After an intense hike yesterday I came home famished but wanted something light and refreshing. I started raiding the fridge, which happens all the time by the way. There are just some items that are staples in my kitchen. Tomatoes, cucumbers, feta cheese, red onion and kalamata olives are absolutely always on hand. Ask my kids, they will tell you that one or more of these items ends up in their lunch several times a week. Anyway, I also had some fresh mint which was an added bonus. Actually, more like a huge bonus because when you add fresh herbs to anything, it’s a total game changer.

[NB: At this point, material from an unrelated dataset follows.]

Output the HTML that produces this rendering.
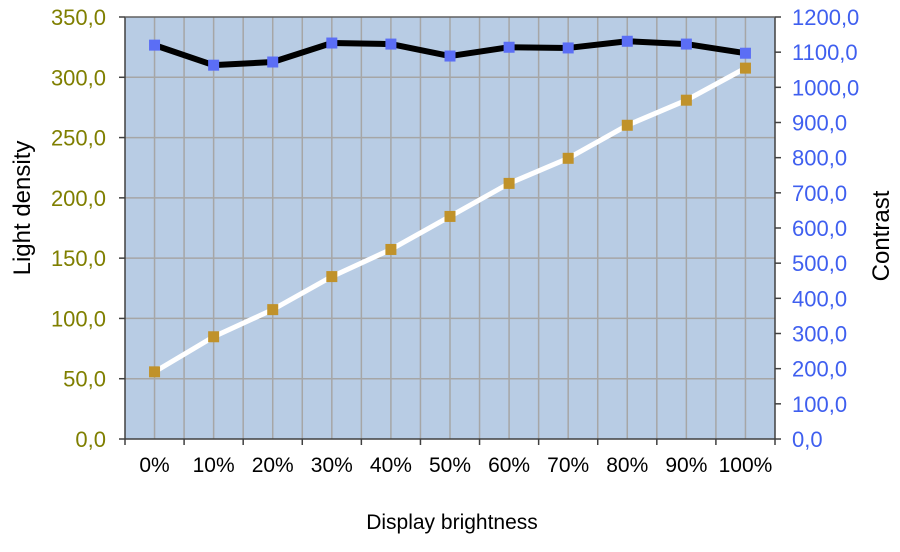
<!DOCTYPE html>
<html><head><meta charset="utf-8"><style>
body{margin:0;background:#fff;}
svg{display:block;font-family:"Liberation Sans",Arial,sans-serif;}
</style></head><body>
<svg id="chart" width="900" height="552"></svg>
<script>
const categories=["0%","10%","20%","30%","40%","50%","60%","70%","80%","90%","100%"];
const lightDensity=[55.7,84.8,107.3,134.7,157.2,184.6,212,232.8,260.2,281,307.6];
const contrast=[1120,1063,1072,1126,1123,1089,1114,1112,1131,1123,1097];
const leftTicks=[0,50,100,150,200,250,300,350];
const rightTicks=[0,100,200,300,400,500,600,700,800,900,1000,1100,1200];
const NS="http://www.w3.org/2000/svg";
const svg=document.getElementById('chart');
const L=125,R=775,T=17,B=439;
const n=categories.length,cw=(R-L)/n;
const xc=i=>L+cw*(i+0.5);
const yl=v=>B-(v/350)*(B-T);
const yr=v=>B-(v/1200)*(B-T);
function mk(tag,attrs,parent){const e=document.createElementNS(NS,tag);for(const k in attrs)e.setAttribute(k,attrs[k]);(parent||svg).appendChild(e);return e;}
const bg=mk('rect',{x:L,y:T,width:R-L,height:B-T,fill:'#b8cce4'});


const grid=mk('g',{stroke:'#a6a6a6','stroke-width':1.5});


for(let i=1;i<2*n;i++){const x=L+cw*i/2;mk('line',{x1:x,x2:x,y1:T,y2:B},grid);}
leftTicks.forEach(v=>{if(v>0&&v<350)mk('line',{x1:L,x2:R,y1:yl(v),y2:yl(v)},grid);});
const axes=mk('g',{stroke:'#404040','stroke-width':1.5});


mk('line',{x1:L,x2:L,y1:T,y2:B},axes);
mk('line',{x1:R,x2:R,y1:T,y2:B},axes);
mk('line',{x1:L,x2:R,y1:B,y2:B},axes);
mk('line',{x1:L,x2:R,y1:T,y2:T,stroke:'#606060'},axes);
for(let i=0;i<=n;i++)mk('line',{x1:L+cw*i,x2:L+cw*i,y1:B,y2:B+6},axes);
leftTicks.forEach(v=>{mk('line',{x1:L-6,x2:L,y1:yl(v),y2:yl(v)},axes);
 const t=mk('text',{x:L-19,y:yl(v)+8,'text-anchor':'end','font-size':22,fill:'#7f7f00'});t.textContent=v.toFixed(1).replace('.',',');
 });
rightTicks.forEach(v=>{mk('line',{x1:R,x2:R+6,y1:yr(v),y2:yr(v)},axes);
 const t=mk('text',{x:R+17,y:yr(v)+8,'text-anchor':'start','font-size':22,fill:'#3f5fef'});t.textContent=v.toFixed(1).replace('.',',');
 });
categories.forEach((c,i)=>{const t=mk('text',{x:xc(i),y:472,'text-anchor':'middle','font-size':21,fill:'#000'});t.textContent=c;
 });
function series(vals,yf,color,mcolor,name,w){
 const g=mk('g',{});
 mk('polyline',{points:vals.map((v,i)=>xc(i)+','+yf(v)).join(' '),fill:'none',stroke:color,'stroke-width':w,'stroke-linejoin':'round'},g);
 vals.forEach((v,i)=>{const r=mk('rect',{x:xc(i)-5.5,y:yf(v)-5.5,width:11,height:11,fill:mcolor},g);
  });
}
series(lightDensity,yl,'#ffffff','#c0922a','light-density-series',5);
series(contrast,yr,'#000000','#5b6ef5','contrast-series',6);
let t=mk('text',{x:452,y:529,'text-anchor':'middle','font-size':21});t.textContent='Display brightness';

t=mk('text',{x:0,y:0,'text-anchor':'middle','font-size':24,transform:'translate(30,208) rotate(-90)'});t.textContent='Light density';

t=mk('text',{x:0,y:0,'text-anchor':'middle','font-size':24,transform:'translate(889,236) rotate(-90)'});t.textContent='Contrast';

</script>
</body></html>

So, a Greek salad was happening and I was happy happy. Oh, and sometimes just a super simple vinaigrette like red wine vinegar and oil does so much more than you think. Talk about an easy, light and healthy lunch! Yum! I’ll probably make this one again tomorrow.
Greek Salad
- 2 C cherry tomatoes, halved
- 1 English Cucumber, peeled, seeded & chopped
- ½ C kalamata olives, chopped
- ½ C feta cheese, cubed
- ¼ C red onion, sliced thin
- 2 Tbsp fresh mint, chopped
- S&P to taste
- 2 Tbsp red wine vinegar
- 1 Tbsp good quality olive oil
- Whisk red wine vinegar and olive oil together in a small bowl. Add all salad ingredients together in a medium bowl. Drizzle with vinaigrette and toss. Season with S&P to taste.
- Garnish with additional mint if desired.